There are definitely times that I have compromised – usually to not go as far as I would have liked in some area, to honor the feelings of a teacher or a parent, as long as I still feel it is moving in the right direction for the kid.
But the thing of it is, that has to be a compromise. All those people are important to the success of the plan, and if they don’t all buy in and feel they have a stake in it, it’s not going to work as well for the kid. There is a separate value to giving everybody a respectful hearing to their views and building a plan that reflects everybody’s position in some way. Somehow it is stronger simply because it is a communal effort. There is a synergy to it. Also, it builds respect among the team members which can also only be helpful for the kid.

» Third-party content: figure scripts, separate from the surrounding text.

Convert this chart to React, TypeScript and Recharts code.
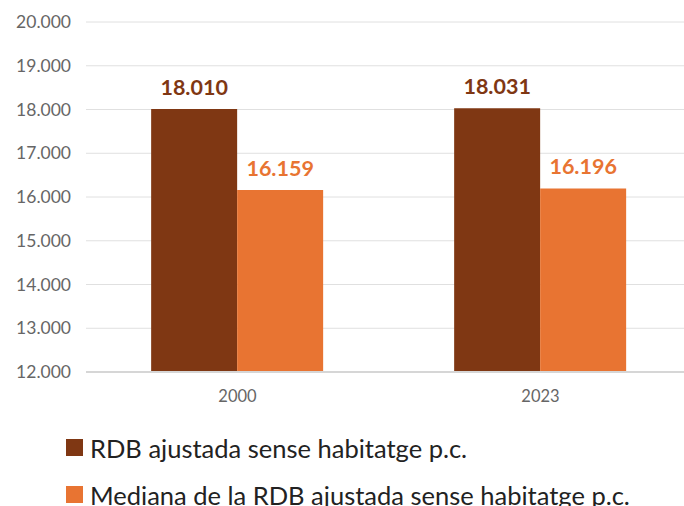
import { BarChart, Bar, XAxis, YAxis, CartesianGrid, Legend, LabelList } from 'recharts';

const years = ['2000', '2023'];
const rdbAjustada = [18010, 18031];
const medianaRdb = [16159, 16196];
const yTicks = [12000, 13000, 14000, 15000, 16000, 17000, 18000, 19000, 20000];

const seriesNames = {
  rdb: 'RDB ajustada sense habitatge p.c.',
  mediana: 'Mediana de la RDB ajustada sense habitatge p.c.',
};
const seriesOrder = ['rdb', 'mediana'];

const DARK = '#7f3713';
const ORANGE = '#e87432';

const data = years.map((year, i) => ({
  year,
  rdb: rdbAjustada[i],
  mediana: medianaRdb[i],
}));

const fmt = (v: number) => v.toLocaleString('de-DE');

function LegendBox({ payload }: any) {
  const items = [...(payload || [])].sort(
    (a: any, b: any) => seriesOrder.indexOf(a.dataKey) - seriesOrder.indexOf(b.dataKey)
  );
  return (
    <div style={{ fontFamily: 'Lato, sans-serif', fontSize: 25.5, color: '#222', whiteSpace: 'nowrap' }}>
      {items.map((p: any) => (
        <div key={p.value} style={{ display: 'flex', alignItems: 'center', height: 47 }}>
          <span style={{ width: 17, height: 17, background: p.color, marginRight: 7, display: 'inline-block' }} />
          <span>{p.value}</span>
        </div>
      ))}
    </div>
  );
}

export default function App() {
  return (
    <div style={{ position: 'absolute', left: 0, top: 0, width: 684, height: 506, overflow: 'hidden' }}>
      <BarChart
        width={692}
        height={506}
        data={data}
        margin={{ top: 22, right: 0, left: 0, bottom: 104 }}
        barCategoryGap="21.5%"
        barGap={0}
      >
        <CartesianGrid vertical={false} stroke="#e0e0e0" />
        <XAxis
          dataKey="year"
          axisLine={{ stroke: '#d6d6d6', strokeWidth: 2 }}
          tickLine={false}
          tick={{ fill: '#666', fontSize: 16.5, fontFamily: 'Lato, sans-serif' }}
          tickMargin={12}
        />
        <YAxis
          width={86}
          domain={[12000, 20000]}
          ticks={yTicks}
          tickFormatter={fmt}
          axisLine={false}
          tickLine={false}
          tickMargin={9}
          tick={{ fill: '#666', fontSize: 17.5, fontFamily: 'Lato, sans-serif' }}
        />
        <Legend
          layout="vertical"
          verticalAlign="middle"
          align="center"
          wrapperStyle={{ top: 424, left: 66 }}
          content={<LegendBox />}
        />
        <Bar dataKey="rdb" name={seriesNames.rdb} fill={DARK} isAnimationActive={false}>
          <LabelList
            dataKey="rdb"
            position="top"
            offset={14}
            formatter={(v: any) => fmt(Number(v))}
            style={{ fill: DARK, fontSize: 21.5, fontWeight: 700, fontFamily: 'Lato, sans-serif' }}
          />
        </Bar>
        <Bar dataKey="mediana" name={seriesNames.mediana} fill={ORANGE} isAnimationActive={false}>
          <LabelList
            dataKey="mediana"
            position="top"
            offset={14}
            formatter={(v: any) => fmt(Number(v))}
            style={{ fill: ORANGE, fontSize: 21.5, fontWeight: 700, fontFamily: 'Lato, sans-serif' }}
          />
        </Bar>
      </BarChart>
    </div>
  );
}
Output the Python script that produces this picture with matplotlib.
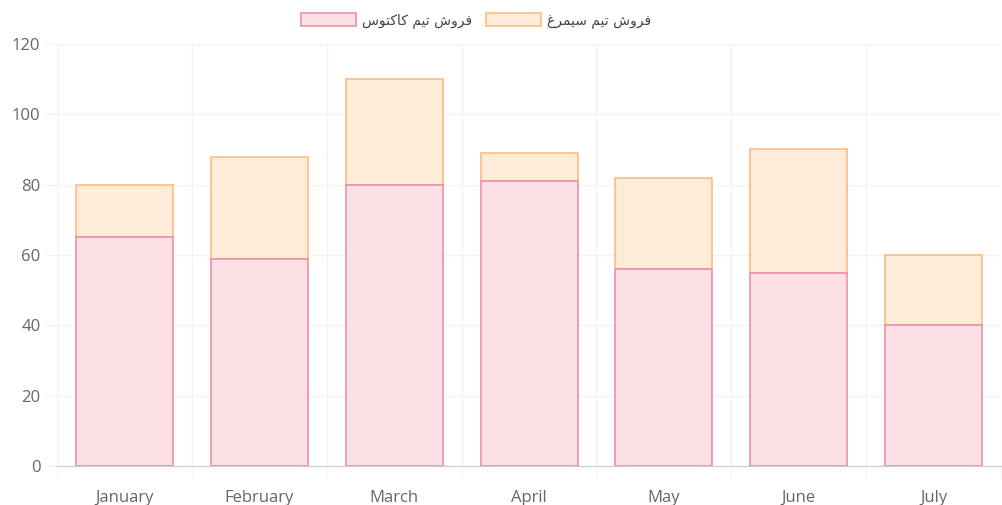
import numpy as np
import matplotlib.pyplot as plt
from matplotlib.patches import Rectangle

months = ["January", "February", "March", "April", "May", "June", "July"]
cactus = [65, 59, 80, 81, 56, 55, 40]
simorgh = [15, 29, 30, 8, 26, 35, 20]
series_names = ["فروش تیم کاکتوس", "فروش تیم سیمرغ"]

# contextual forms (isolated, final, initial, medial) for the letters used
FORMS = {
    "ف": ("\uFED1", "\uFED2", "\uFED3", "\uFED4"),
    "ر": ("\uFEAD", "\uFEAE", None, None),
    "و": ("\uFEED", "\uFEEE", None, None),
    "ش": ("\uFEB5", "\uFEB6", "\uFEB7", "\uFEB8"),
    "ت": ("\uFE95", "\uFE96", "\uFE97", "\uFE98"),
    "ی": ("\uFBFC", "\uFBFD", "\uFBFE", "\uFBFF"),
    "م": ("\uFEE1", "\uFEE2", "\uFEE3", "\uFEE4"),
    "ک": ("\uFB8E", "\uFB8F", "\uFB90", "\uFB91"),
    "ا": ("\uFE8D", "\uFE8E", None, None),
    "س": ("\uFEB1", "\uFEB2", "\uFEB3", "\uFEB4"),
    "غ": ("\uFECD", "\uFECE", "\uFECF", "\uFED0"),
}


def shape(text):
    out = []
    for i, ch in enumerate(text):
        if ch not in FORMS:
            out.append(ch)
            continue
        prev = text[i - 1] if i > 0 else " "
        nxt = text[i + 1] if i + 1 < len(text) else " "
        joins_prev = prev in FORMS and FORMS[prev][2] is not None
        joins_next = nxt in FORMS and FORMS[ch][2] is not None
        iso, fin, ini, med = FORMS[ch]
        if joins_prev and joins_next:
            out.append(med)
        elif joins_prev:
            out.append(fin)
        elif joins_next:
            out.append(ini)
        else:
            out.append(iso)
    return "".join(out)[::-1]


plt.rcParams['font.family'] = ['Open Sans', 'DejaVu Sans']

fig = plt.figure(figsize=(10.02, 5.05), dpi=100)
ax = fig.add_axes([0.057, 0.077, 0.942, 0.836])

x = np.arange(len(months))
w = 0.72
pink_fill = "#fde0e6"
pink_edge = "#ec90a8"
orange_fill = "#feecd9"
orange_edge = "#f7bd84"

# pink drawn on top so the joint line between the stacks is pink
ax.bar(x, simorgh, w, bottom=cactus, color=orange_fill, edgecolor=orange_edge,
       linewidth=1.2, zorder=3)
ax.bar(x, cactus, w, color=pink_fill, edgecolor=pink_edge, linewidth=1.2, zorder=4)

ax.set_xlim(-0.5, len(months) - 0.5)
ax.set_ylim(0, 120)
ax.set_yticks(np.arange(0, 121, 20))
ax.set_xticks(x)
ax.set_xticklabels(months)
ax.set_xticks(np.arange(-0.5, len(months), 1), minor=True)

grid_c = "#f2f2f2"
ax.grid(axis="y", color=grid_c, linewidth=1, zorder=0)
ax.grid(axis="x", which="minor", color=grid_c, linewidth=1, zorder=0)
ax.tick_params(axis="x", which="major", length=0, pad=17, labelsize=12, labelcolor="#666666")
ax.tick_params(axis="x", which="minor", length=9, color=grid_c)
ax.tick_params(axis="y", length=9, color=grid_c, pad=3, labelsize=12, labelcolor="#666666")

for s in ["top", "right"]:
    ax.spines[s].set_visible(False)
ax.spines["left"].set_color(grid_c)
ax.spines["bottom"].set_color("#cccccc")

handles = [
    Rectangle((0, 0), 1, 1, facecolor=pink_fill, edgecolor=pink_edge, linewidth=1.2),
    Rectangle((0, 0), 1, 1, facecolor=orange_fill, edgecolor=orange_edge, linewidth=1.2),
]
leg = fig.legend(handles, [shape(n) for n in series_names], loc="upper center",
                 bbox_to_anchor=(0.475, 1.0), ncol=2, frameon=False,
                 handlelength=4.0, handleheight=1.1, handletextpad=0.4,
                 columnspacing=1.0,
                 prop={"family": "DejaVu Sans", "size": 10})
for t in leg.get_texts():
    t.set_color("#444444")

fig.savefig("out.png", dpi=100, facecolor="white")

It’s not like I’m thinking to myself that my way is best or better or I know better than them and I’m just tolerating them. They know the kid from different settings and kids can be very different in different settings. I have to accept their views as valid for the kid in the setting they see them in. Everybody has a valid position based on their experiences that deserves a respectful hearing.
What good would it do the kid for me to insist on my way, and then I be the only one really working whole heartedly on the goals in the plan, when I see the kid probably the least of anyone involved. If the teachers and parents aren’t in agreement with or (equally important) understand the plan we come up with, they are probably not going to be very earnest in helping implement it.
And that will not help the kid. My goal is to help the kid.
Like.
I’m not sure I agree that what you are doing is compromising. Compromising is making concessions in order to reach acceptance. It sounds more like you are revising your plan based on gathering more information from people who may have a better understanding of the student than you do.
Compromising is saying to the other party “I believe my way would result in a better outcome but in order to reach agreement, I will accept some of what you are asking for”.
Put yourself in the parent’s position – that’s the only person who is REALLY compromising. They want the absolute best outcome for their child but must accept less than that due to the reality of resources, etc. The parent has the highest interest and the least control over the process. Your role is much like Bryan’s as a lawyer – your compromise is influenced by factors unrelated to the child – workload, relationships with individual teacher’s, etc.